Testing the Infrastructure
To test our newly created infrastructure, we can upload a file with the .txt
extension to our S3 bucket using the AWS Management Console or the AWS CLI:
touch test.txt
aws s3 cp test.txt s3://tf-simple-workflow-bucket
This should trigger our step function, which will invoke our Lambda function. Since our Lambda function is simply throwing an error in this example, our SNS topic should receive a notification with the error message, which should be sent to the email address we specified during deployment.
Conclusion
In this blog post, we have seen how to use the Terraform and HCL to create AWS resources as code. We have created a simple but super effective and useful workflow that uses an S3 bucket trigger to invoke a step function, which in turn invokes a Lambda function. We have also seen how to use SNS to receive notifications in case of Lambda function failures.

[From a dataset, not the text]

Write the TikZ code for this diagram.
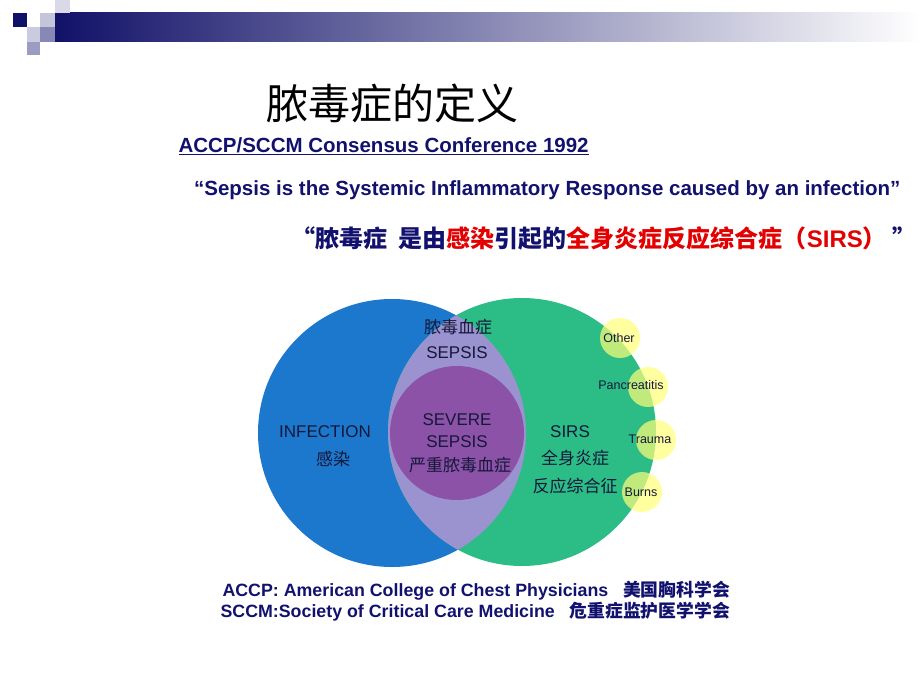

Using Terraform allows us to define our infrastructure as code, which provides several benefits such as version control, automated testing, and simplified deployment. Getting familiar with Terraform can be demanding with a steep learning curve, but might be useful for your purposes, as it can help you with other cloud providers like Microsoft Azure or Google Cloud Platform as well.